### EXERCISE OBJECTIVE
Starting at the line that contains "Emit a component" and stopping at the line that contains "const group2Survival = [100, 100, 100, 100, 100, 33.3, 33.3, 0];", transcribe every line of the material below exactly; pictures stay out.

### MATERIAL SUPPLIED
%%

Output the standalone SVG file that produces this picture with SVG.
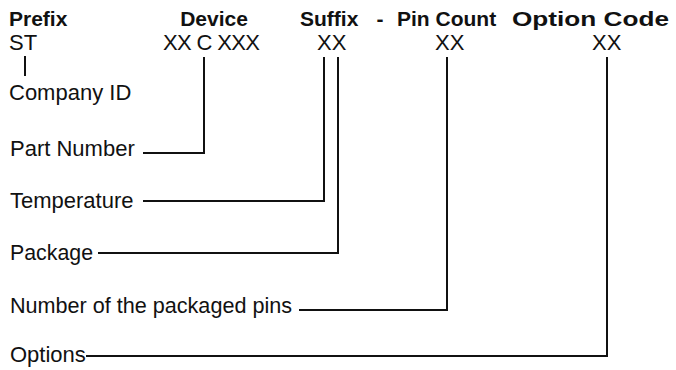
<svg xmlns="http://www.w3.org/2000/svg" width="676" height="370" viewBox="0 0 676 370">
<style>
text{font-family:"Liberation Sans",Arial,sans-serif;font-size:22px;fill:#111}
.h{font-weight:bold;font-size:21px}
.c{fill:none;stroke:#111;stroke-width:2;stroke-linejoin:miter}
</style>
<rect width="676" height="370" fill="#fff"/>
<g id="header">
<text class="h" x="9" y="26">Prefix</text>
<text class="h" x="214" y="26" text-anchor="middle">Device</text>
<text class="h" x="300" y="26">Suffix</text>
<text class="h" x="380" y="26" text-anchor="middle">-</text>
<text class="h" x="397" y="26">Pin Count</text>
<text class="h" x="512" y="26" textLength="157" lengthAdjust="spacingAndGlyphs">Option Code</text>
</g>
<g id="codes">
<text x="9" y="50">ST</text>
<text x="163" y="50" textLength="97" lengthAdjust="spacing">XX C XXX</text>
<text x="317" y="50">XX</text>
<text x="435" y="50">XX</text>
<text x="592" y="50">XX</text>
</g>
<g id="company"><text x="9" y="100">Company ID</text></g>
<g id="part"><text x="10" y="156">Part Number</text></g>
<g id="temp"><text x="10" y="208">Temperature</text></g>
<g id="package"><text x="10" y="260" textLength="83" lengthAdjust="spacingAndGlyphs">Package</text></g>
<g id="pins"><text x="10" y="313" textLength="282" lengthAdjust="spacingAndGlyphs">Number of the packaged pins</text></g>
<g id="options"><text x="10" y="362">Options</text></g>
<g id="connectors">
<line class="c" x1="25" y1="56" x2="25" y2="76"/>
<polyline class="c" points="143,153 204,153 204,57"/>
<polyline class="c" points="143,201 324,201 324,57"/>
<polyline class="c" points="98,253 338,253 338,57"/>
<polyline class="c" points="299,310 447,310 447,57"/>
<polyline class="c" points="86,356 607,356 607,57"/>
</g>
</svg>
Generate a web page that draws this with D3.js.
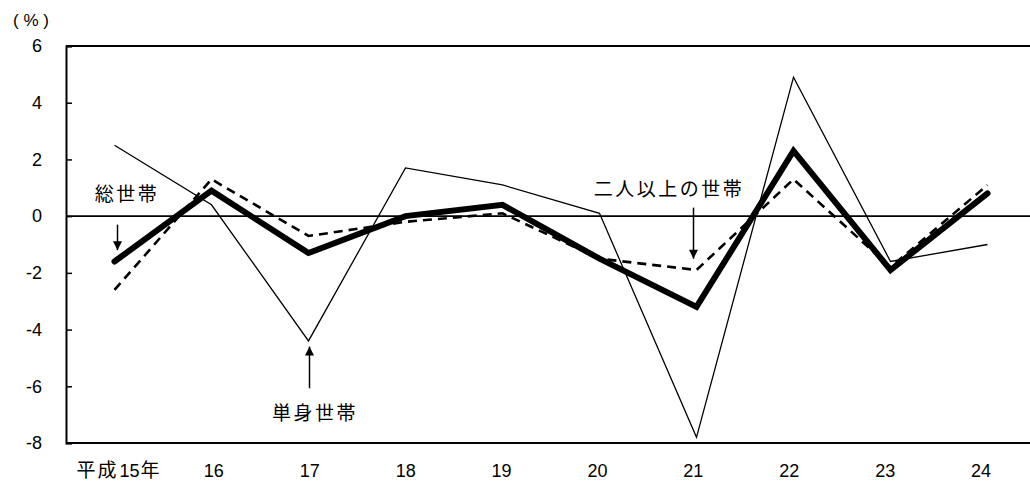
<!DOCTYPE html>
<html>
<head>
<meta charset="utf-8">
<script src="https://cdn.jsdelivr.net/npm/d3@7"></script>
<style>
  html, body { margin: 0; padding: 0; background: #fff; }
  svg { display: block; }
  text { font-family: "Liberation Sans", Arial, "Noto Sans CJK JP", sans-serif; fill: #000; }
  .jp { font-family: "Noto Sans CJK JP", "Liberation Sans", sans-serif; }
</style>
</head>
<body>
<svg id="chart" width="1030" height="486"></svg>
<script>
// 年次（平成）
const years = ["平成15年", "16", "17", "18", "19", "20", "21", "22", "23", "24"];
// 前年比（%）
const totalHouseholds = [-1.6, 0.9, -1.3, 0.0, 0.4, -1.5, -3.2, 2.3, -1.9, 0.8];   // 総世帯
const multiHouseholds = [-2.6, 1.3, -0.7, -0.2, 0.1, -1.5, -1.9, 1.3, -1.8, 1.1];  // 二人以上の世帯
const singleHouseholds = [2.5, 0.4, -4.4, 1.7, 1.1, 0.1, -7.8, 4.9, -1.6, -1.0];   // 単身世帯
const yTicks = [-8, -6, -4, -2, 0, 2, 4, 6];

const svg = d3.select("#chart");
const plotLeft = 66, plotRight = 1036, plotTop = 46, plotBottom = 443;

const x = d3.scaleBand().domain(years).range([plotLeft, plotRight]);
const xLabel = d3.scaleBand().domain(years).range([70, 1029]);
const y = d3.scaleLinear().domain([-8, 6]).range([plotBottom, plotTop]);
const cx = d => x(d) + x.bandwidth() / 2;

// 枠（上辺）
svg.append("line")
  .attr("x1", plotLeft).attr("x2", plotRight)
  .attr("y1", plotTop).attr("y2", plotTop)
  .attr("stroke", "#000").attr("stroke-width", 2);

// 縦軸
const yAxis = svg.append("g")
  .attr("transform", `translate(${plotLeft},0)`)
  .call(d3.axisLeft(y).tickValues(yTicks).tickSize(-6).tickPadding(24).tickFormat(d => String(d)));
yAxis.select(".domain").attr("stroke", "#000").attr("stroke-width", 2);
yAxis.selectAll(".tick line").attr("stroke", "#000").attr("stroke-width", 1.5);
yAxis.selectAll(".tick text").attr("font-size", 18)
  .attr("font-family", "'Liberation Sans', Arial, sans-serif");

// 横軸（下辺）
const xAxis = svg.append("g")
  .attr("transform", `translate(0,${plotBottom})`)
  .call(d3.axisBottom(xLabel).tickSize(0).tickPadding(21));
xAxis.select(".domain").attr("stroke", "#000").attr("stroke-width", 2)
  .attr("d", `M${plotLeft},0H${plotRight}`);
xAxis.selectAll(".tick text").attr("font-size", 18)
  .attr("font-family", "'Liberation Sans', Arial, 'Noto Sans CJK JP', sans-serif");

// 先頭の年次ラベルは元号部分を漢字の字形で組む
xAxis.selectAll(".tick text").filter(d => d === years[0]).each(function (d) {
  const t = d3.select(this).text(null);
  const m = d.match(/^(\D+)(\d+)(\D+)$/);
  t.append("tspan").attr("class", "jp").attr("font-size", 19).attr("letter-spacing", "2px").text(m[1]);
  t.append("tspan").attr("dx", 1).text(m[2]);
  t.append("tspan").attr("class", "jp").attr("font-size", 19).attr("dx", 1).text(m[3]);
});

// 単位
svg.append("text")
  .attr("x", 31).attr("y", 26)
  .attr("text-anchor", "middle")
  .attr("font-size", 17)
  .attr("xml:space", "preserve")
  .text("( % )");

// ゼロ線
svg.append("line")
  .attr("x1", plotLeft).attr("x2", plotRight)
  .attr("y1", y(0)).attr("y2", y(0))
  .attr("stroke", "#000").attr("stroke-width", 1.6);

const line = d3.line().x((d, i) => cx(years[i])).y(d => y(d));

// 単身世帯（細線）
svg.append("path").datum(singleHouseholds)
  .attr("d", line).attr("fill", "none")
  .attr("stroke", "#000").attr("stroke-width", 1.3)
  .attr("stroke-linejoin", "miter");

// 二人以上の世帯（破線）
svg.append("path").datum(multiHouseholds)
  .attr("d", line).attr("fill", "none")
  .attr("stroke", "#000").attr("stroke-width", 2.6)
  .attr("stroke-dasharray", "9,6")
  .attr("stroke-linejoin", "miter");

// 総世帯（太線）
svg.append("path").datum(totalHouseholds)
  .attr("d", line).attr("fill", "none")
  .attr("stroke", "#000").attr("stroke-width", 6)
  .attr("stroke-linejoin", "miter")
  .attr("stroke-linecap", "round");

// 系列名と矢印
const defs = svg.append("defs");
defs.append("marker")
  .attr("id", "arrowhead")
  .attr("viewBox", "0 0 10 10")
  .attr("refX", 10).attr("refY", 5)
  .attr("markerWidth", 10).attr("markerHeight", 9)
  .attr("markerUnits", "userSpaceOnUse")
  .attr("orient", "auto")
  .append("path").attr("d", "M0,0L10,5L0,10Z").attr("fill", "#000");

const notes = [
  { label: "総世帯", year: "平成15年", dx: 3, from: -0.3, to: -1.2, tx: 127, ty: 0.85 },
  { label: "二人以上の世帯", year: "21", dx: -3, from: 0.3, to: -1.5, tx: 669, ty: 1.0 },
  { label: "単身世帯", year: "17", dx: 1, from: -6.07, to: -4.6, tx: 315, ty: -6.9 }
];

notes.forEach(n => {
  const ax = cx(n.year) + n.dx;
  svg.append("line")
    .attr("x1", ax).attr("x2", ax)
    .attr("y1", y(n.from)).attr("y2", y(n.to))
    .attr("stroke", "#000").attr("stroke-width", 1.5)
    .attr("marker-end", "url(#arrowhead)");
  svg.append("text")
    .attr("class", "jp")
    .attr("x", n.tx).attr("y", y(n.ty))
    .attr("text-anchor", "middle")
    .attr("dominant-baseline", "central")
    .attr("font-size", 19)
    .attr("letter-spacing", "2.5px")
    .text(n.label);
});
</script>
</body>
</html>
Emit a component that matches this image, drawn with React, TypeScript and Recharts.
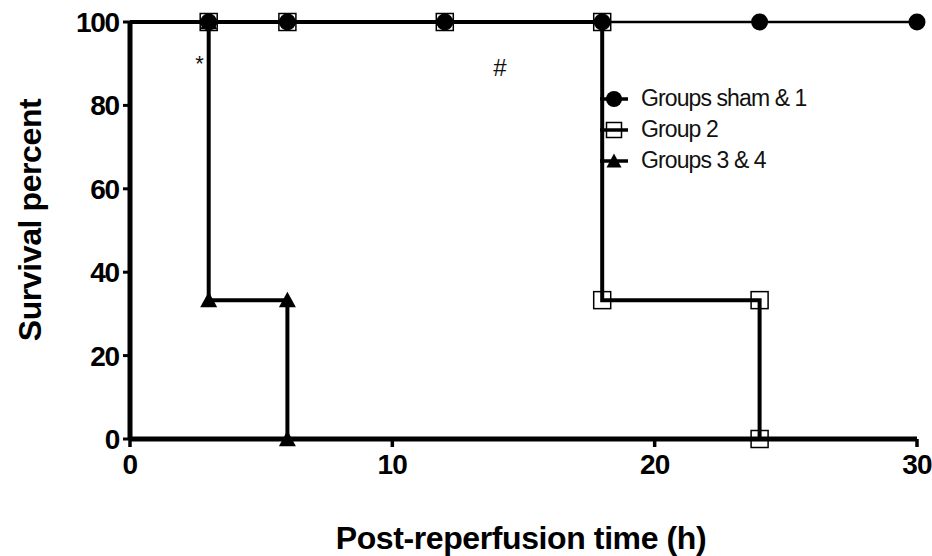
import { ComposedChart, Line, Scatter, XAxis, YAxis, Legend } from 'recharts';

const groupNames = ['Groups sham & 1', 'Group 2', 'Groups 3 & 4'];

// Kaplan-Meier steps: time (h) and survival (%)
const shamHours = [0, 3, 6, 12, 18, 24, 30];
const shamSurvival = [100, 100, 100, 100, 100, 100, 100];

const group2Hours = [0, 3, 6, 12, 18, 18, 24, 24];
const group2Survival = [100, 100, 100, 100, 100, 33.3, 33.3, 0];

const group34Hours = [0, 3, 3, 6, 6];
const group34Survival = [100, 100, 33.3, 33.3, 0];

const xTicks = [0, 10, 20, 30];
const yTicks = [0, 20, 40, 60, 80, 100];

const noteText = ['*', '#'];
const noteHours = [2.65, 14.1];
const noteSurvival = [90, 89];

const toRows = (hours: number[], surv: number[]) => hours.map((t, i) => ({ t, s: surv[i] }));

const shamData = toRows(shamHours, shamSurvival);
const group2Data = toRows(group2Hours, group2Survival);
const group34Data = toRows(group34Hours, group34Survival);
const noteData = noteText.map((text, i) => ({ t: noteHours[i], s: noteSurvival[i], text }));

const FONT = '"Liberation Sans", Arial, sans-serif';

const Circle = ({ cx, cy, r = 8.5 }: any) => <circle cx={cx} cy={cy} r={r} fill="#000" />;
const Square = ({ cx, cy, h = 8.5 }: any) => (
  <rect x={cx - h} y={cy - h} width={h * 2} height={h * 2} fill="none" stroke="#000" strokeWidth={1.5} />
);
const Triangle = ({ cx, cy, h = 8.5 }: any) => (
  <polygon points={`${cx},${cy - h} ${cx + h},${cy + h * 0.85} ${cx - h},${cy + h * 0.85}`} fill="#000" />
);

const makeDot = (Shape: any) => (props: any) => {
  const { cx, cy, index } = props;
  if (index === 0) return <g key={`d${index}`} />;
  return <Shape key={`d${index}`} cx={cx} cy={cy} />;
};

const shapes = [Circle, Square, Triangle];

const renderLegend = () => (
  <div style={{ fontFamily: FONT }}>
    {groupNames.map((name, i) => {
      const Shape = shapes[i];
      return (
        <div key={name} style={{ display: 'flex', alignItems: 'center', height: 31 }}>
          <svg width={36} height={22} style={{ marginRight: 7 }}>
            <line x1={2} y1={11} x2={30} y2={11} stroke="#000" strokeWidth={3.5} />
            <Shape cx={16} cy={11} r={8} h={7.5} />
          </svg>
          <span style={{ fontSize: 23, letterSpacing: -0.9, color: '#111' }}>{name}</span>
        </div>
      );
    })}
  </div>
);

const NoteShape = (props: any) => (
  <text
    x={props.cx}
    y={props.cy}
    textAnchor="middle"
    dominantBaseline="central"
    fontFamily={FONT}
    fontSize={props.payload.text === '*' ? 22 : 24}
    fill="#111"
  >
    {props.payload.text}
  </text>
);

export default function App() {
  return (
    <div style={{ position: 'absolute', left: 0, top: 0, width: 932, height: 556, background: '#fff' }}>
      <ComposedChart width={932} height={556} margin={{ top: 22, right: 15, bottom: 0, left: 0 }}>
        <XAxis
          type="number"
          dataKey="t"
          domain={[0, 30]}
          ticks={xTicks}
          allowDuplicatedCategory={false}
          axisLine={{ stroke: '#000', strokeWidth: 5 }}
          tickLine={{ stroke: '#000', strokeWidth: 3.5 }}
          tickSize={8}
          tickMargin={7}
          height={117}
          tick={{ fontSize: 28, fontWeight: 'bold', fill: '#000', fontFamily: FONT, letterSpacing: -0.8 }}
          label={{
            content: () => (
              <text x={521} y={549} textAnchor="middle" fontFamily={FONT} fontSize={32} fontWeight="bold" letterSpacing={-0.4} fill="#000">
                Post-reperfusion time (h)
              </text>
            ),
          }}
        />
        <YAxis
          type="number"
          dataKey="s"
          domain={[0, 100]}
          ticks={yTicks}
          width={130}
          axisLine={{ stroke: '#000', strokeWidth: 5 }}
          tickLine={{ stroke: '#000', strokeWidth: 3 }}
          tickSize={7}
          tickMargin={4}
          tick={{ fontSize: 28, fontWeight: 'bold', fill: '#000', fontFamily: FONT, letterSpacing: -1.2 }}
          label={{
            content: () => (
              <text
                x={41}
                y={220}
                transform="rotate(-90 41 220)"
                textAnchor="middle"
                fontFamily={FONT}
                fontSize={32}
                fontWeight="bold"
                letterSpacing={-0.4}
                fill="#000"
              >
                Survival percent
              </text>
            ),
          }}
        />
        <Legend
          layout="horizontal"
          verticalAlign="middle"
          align="center"
          content={renderLegend}
          wrapperStyle={{ left: 598, top: 83, width: 260 }}
        />
        <Line
          data={group34Data}
          dataKey="s"
          name={groupNames[2]}
          type="linear"
          stroke="#000"
          strokeWidth={4}
          dot={makeDot(Triangle)}
          activeDot={false}
          isAnimationActive={false}
        />
        <Line
          data={group2Data}
          dataKey="s"
          name={groupNames[1]}
          type="linear"
          stroke="#000"
          strokeWidth={4}
          dot={makeDot(Square)}
          activeDot={false}
          isAnimationActive={false}
        />
        <Line
          data={shamData}
          dataKey="s"
          name={groupNames[0]}
          type="linear"
          stroke="#000"
          strokeWidth={2.5}
          dot={makeDot(Circle)}
          activeDot={false}
          isAnimationActive={false}
        />
        <Scatter data={noteData} dataKey="s" shape={NoteShape} isAnimationActive={false} legendType="none" />
      </ComposedChart>
    </div>
  );
}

%%

### EXERCISE OUTPUT
Emit a component that matches this image, drawn with React, TypeScript and Recharts.
import { ComposedChart, Line, Scatter, XAxis, YAxis, Legend } from 'recharts';

const groupNames = ['Groups sham & 1', 'Group 2', 'Groups 3 & 4'];

// Kaplan-Meier steps: time (h) and survival (%)
const shamHours = [0, 3, 6, 12, 18, 24, 30];
const shamSurvival = [100, 100, 100, 100, 100, 100, 100];

const group2Hours = [0, 3, 6, 12, 18, 18, 24, 24];
const group2Survival = [100, 100, 100, 100, 100, 33.3, 33.3, 0];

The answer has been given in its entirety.